Ten reasons to refuse to indulge in competitive bids to select law firms

An earlier post lays out nine reasons why a general counsel might undertake a competitive bid process to select a law firm (See my post of Oct. 10, 2008: nine justifications to compete work.). Opposing those advantages, a like number of disadvantages of competitions deserve notice. Here are the arguments against competitive bids that I have encountered in my years of consulting, in roughly the order of frequency they are voiced.

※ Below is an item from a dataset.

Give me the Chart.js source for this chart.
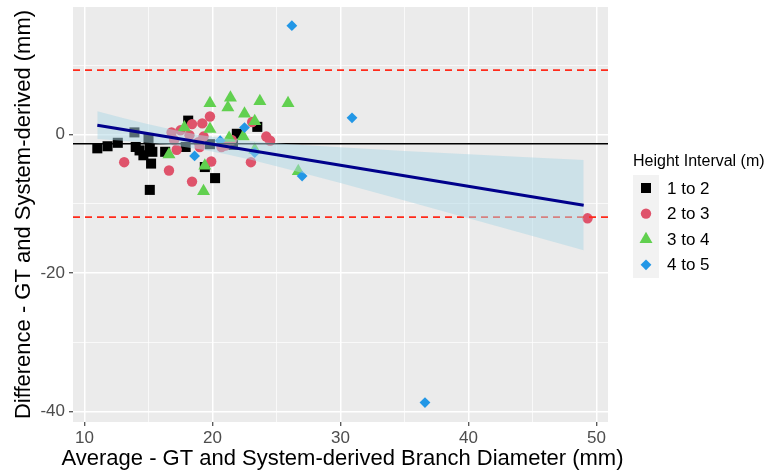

(1) It’s a meaningless exercise because “we already know who we will pick” (See my post of Sept. 3, 2006: sham competitions; Oct. 29, 2006: unfounded suspicions by firms of wired selections; and Feb. 15, 2006: the incumbent’s advantage.);
(2) Competitions done well soak up too much time, and money, and attention;
(3) Alienates loyal firms who have served you for years and earned what they view as a partnering relationship – and for little or no gain;
(4) Other methods to reduce outside counsel costs will better achieve our goals;
(5) The process unduly emphasizes cost and metrics over quality and subjective feel;
(6) It upsets inside lawyers who have wielded the shovel side by side for years with external lawyers who have become trusted advisors and friends;
(7) You can’t really judge firms until you use them and you need to try them on small matters first, not a whole chunk of work at a time;
(8) The arrangement may not meet expectations on either side;
(9) It’s hard to deliver bad news to good people (See my post of Jan. 27, 2008: how to tell a firm that it was not chosen.); and
(10) Takes confidence to pull the plug and leap in with a new firm and change accustomed habits (no one actually says this out loud).